Both the Oxford Dictionary of Quotations (7th edition, 2009) and the Oxford Dictionary of Modern Quotations (first paperback edition, 1992) give Leo Rosten's People I have Loved, Known or Admired as the source of this quote.

Leo Rosten was a Russian–born American humorist. He wrote several film scripts, but is best remembered (according to Wikipedia) 'for his stories about the night–school "prodigy" Hyman Kaplan, written under the pseudonym Leonard Q. Ross ... published in The New Yorker from 1935 and collected in two volumes published in 1937 and 1959.' Rosten died in 1997, aged 88.

I was curious to know who had been the object of Groucho's wit, and this meant I had to get hold of a copy of People I have Loved, Known or Admired. (You may consider this to be somewhat obsessive – and you may well be right.) It wasn't hard to find a used copy on the Internet, and it wasn't expensive.
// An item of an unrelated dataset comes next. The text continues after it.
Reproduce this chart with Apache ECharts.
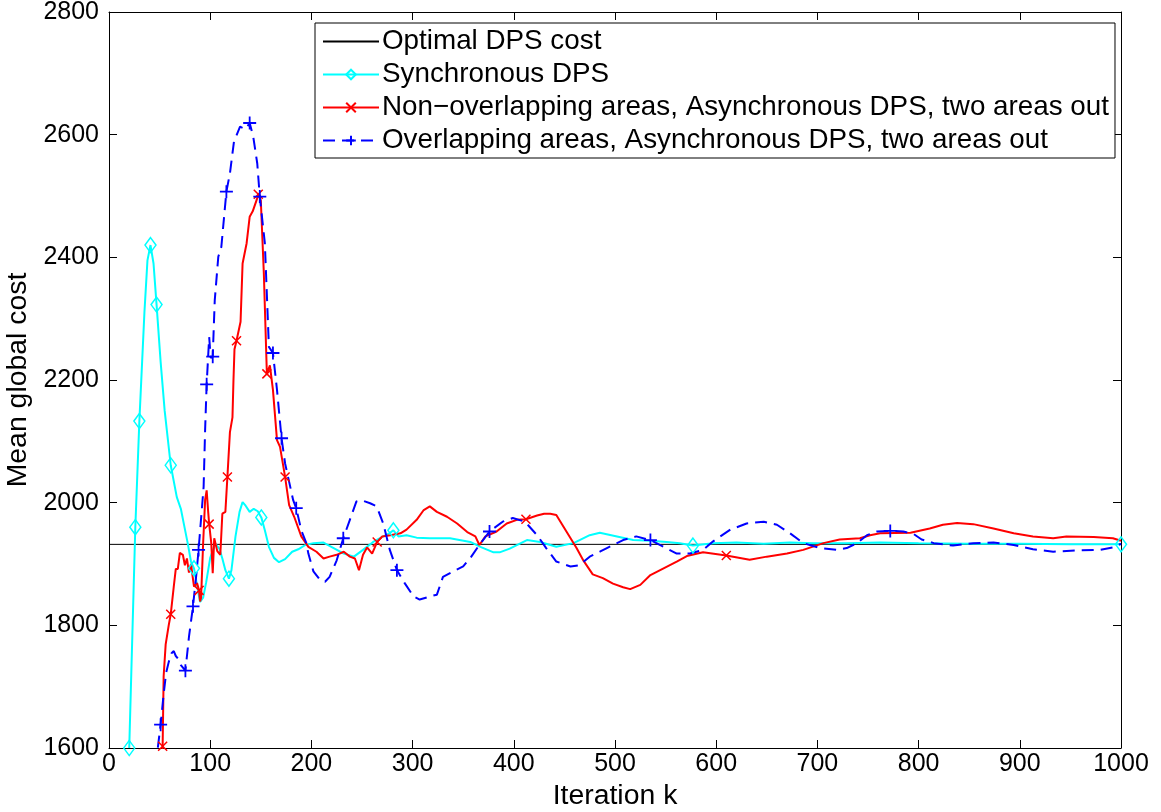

A fairly substantial volume, published in 1970, it gives pen–portraits of thirty–odd people, of whom Groucho and Winston Churchill are the most famous. Rosten clearly knew Groucho, but he doesn't claim to have been present when the remark in question was made. He tells the story thus:

'When a tipsy delegate to some convention of cretins slapped Marx on the back with that hallowed American anthem, "You old son of a gun, you probably don't remember me!" Marx impaled the oaf on his misanthropic glare and replied, "I never forget a face, but in your case I'll be glad to make an exception."'

So after all that, we don't really know who Groucho said it to. It's not exactly the most convincing attribution I've ever seen ... but if it's good enough for Oxford Dictionaries, it's good enough for me.